Infers, where possible, the mimetype of a resource based on its URL. It is better to determine this information from the Content-Type header in a response, however this function is provided as a useful helper.

## bundler.dataURI(response, baseURL, content)

Produces the data URI for a resource given the response object corresponding to the request for the resource, the base URL (e.g. www.google.com) for the resource, and the content of the resource as a [Buffer obect](http://nodejs.org/api/buffer.html).

## bundler.strReplaceAll(string, str1, str2)

Replaces all instances of `str1` in `string` with `str2`.

## bundler.applyDiffs(string, diffs)

Applies all the replacements provided by a diff object to a given string.
For example, the string `"abc"` with diff `{'c': 'd'}` would become `"abd"`.

## bundler.htmlFinder(source, selector, attr)

Returns a function that accepts a callback. Will scan through an HTML document
`source` and invoke the callback with the value of the attribute of each element obtained using the provided selector. This works using the
[Cheerio](https://github.com/cheeriojs/cheerio) library, so selectors should be supplied accordingly.

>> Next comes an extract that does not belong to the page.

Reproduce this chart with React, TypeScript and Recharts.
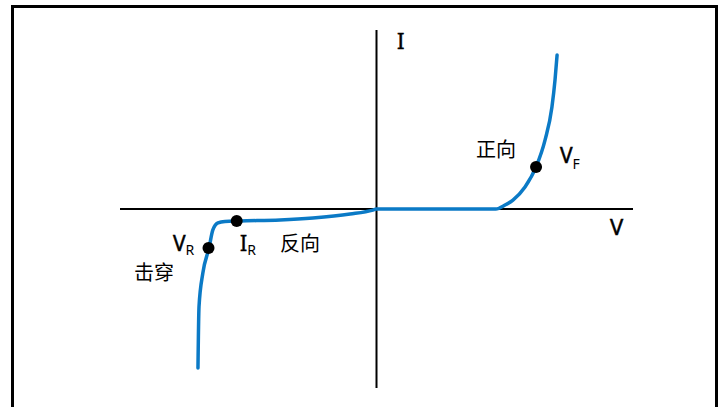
import { LineChart, Line, XAxis, YAxis, ReferenceLine, ReferenceDot } from 'recharts';

// diode I-V curve (V, I in arbitrary units, axes span -10..10)
const voltage = [-6.96, -6.92, -6.77, -6.53, -6.38, -6.18, -5.91, -5.32, -3.76, -2.48, -1.03, -0.14, 0, 4.65, 5.01, 5.32, 5.79, 6.22, 6.57, 6.84, 6.96, 7.04];
const current = [-8.88, -5.47, -3.58, -2.18, -1.17, -0.78, -0.7, -0.67, -0.61, -0.5, -0.28, -0.06, 0, 0, 0.22, 0.5, 1.23, 2.35, 3.85, 5.7, 7.21, 8.6];

// marked points: V_R (breakdown), I_R (reverse leakage), V_F (forward)
const markerNames = ['VR', 'IR', 'VF'];
const markerV = [-6.55, -5.45, 6.22];
const markerI = [-2.18, -0.67, 2.35];

const data = voltage.map((v, i) => ({ v, i: current[i] }));

const BLUE = '#0B7AC6';
const latin = "'Noto Sans', 'Open Sans', sans-serif";
const cjk = "'Noto Sans CJK SC', sans-serif";

// slightly heavier strokes, the original lettering is darker than a plain regular face
const heavy = { stroke: '#000', strokeWidth: 0.5 };

export default function App() {
  return (
    <div style={{ position: 'fixed', left: 0, top: 0, width: 724, height: 407, background: '#fff', overflow: 'hidden' }}>
      <div style={{ position: 'absolute', left: 11, top: 5, width: 701, height: 430, border: '3px solid #000' }} />
      <div style={{ position: 'absolute', left: 0, top: 0 }}>
        <LineChart width={724} height={407} data={data} margin={{ top: 30, right: 91, bottom: 19, left: 120 }}>
          <XAxis dataKey="v" type="number" domain={[-10, 10]} allowDataOverflow hide />
          <YAxis type="number" domain={[-10, 10]} allowDataOverflow hide />
          <ReferenceLine y={0} stroke="#000" strokeWidth={2} />
          <ReferenceLine x={0} stroke="#000" strokeWidth={2} />
          <Line
            type="monotone"
            dataKey="i"
            stroke={BLUE}
            strokeWidth={3.5}
            strokeLinecap="round"
            dot={false}
            activeDot={false}
            isAnimationActive={false}
          />
          {markerNames.map((n, k) => (
            <ReferenceDot key={n} x={markerV[k]} y={markerI[k]} r={6} fill="#000" stroke="none" />
          ))}
        </LineChart>
      </div>
      <svg width={724} height={407} style={{ position: 'absolute', left: 0, top: 0, pointerEvents: 'none' }}>
        <text x={397} y={49} fontFamily={latin} fontSize={22} fill="#000" {...heavy}>I</text>
        <text x={610} y={235} fontFamily={latin} fontSize={22} fill="#000" {...heavy}>V</text>
        <text x={476} y={157} fontFamily={cjk} fontSize={20} fill="#000">正向</text>
        <text x={560} y={163} fontFamily={latin} fontSize={21} fill="#000" {...heavy}>
          V<tspan fontSize={14} dy={6} strokeWidth={0}>F</tspan>
        </text>
        <text x={173} y={251} fontFamily={latin} fontSize={21} fill="#000" {...heavy}>
          V<tspan fontSize={14} dy={4} strokeWidth={0}>R</tspan>
        </text>
        <text x={240} y={251} fontFamily={latin} fontSize={21} fill="#000" {...heavy}>
          I<tspan fontSize={14} dy={4} strokeWidth={0}>R</tspan>
        </text>
        <text x={280} y={251} fontFamily={cjk} fontSize={20} fill="#000">反向</text>
        <text x={134} y={280} fontFamily={cjk} fontSize={20} fill="#000">击穿</text>
      </svg>
    </div>
  );
}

## bundler.cssReferenceFinder(source)

Like `htmlFinder`, will return a function that accepts a callback. The callback will be invoked with the URL found within all instances of calls to
`url()` in the CSS document `source` provided.

## bundler.replaceAll(request, url, finder, callback)

Uses a finder (the callback-accepting function provided by a call to either `htmlFinder` or `cssReferenceFinder`) to identify and request resources. The `url` argument must be the URL of the original document (e.g. www.google.com). The callback will be invoked with any error that occurs (or null) and a diff object.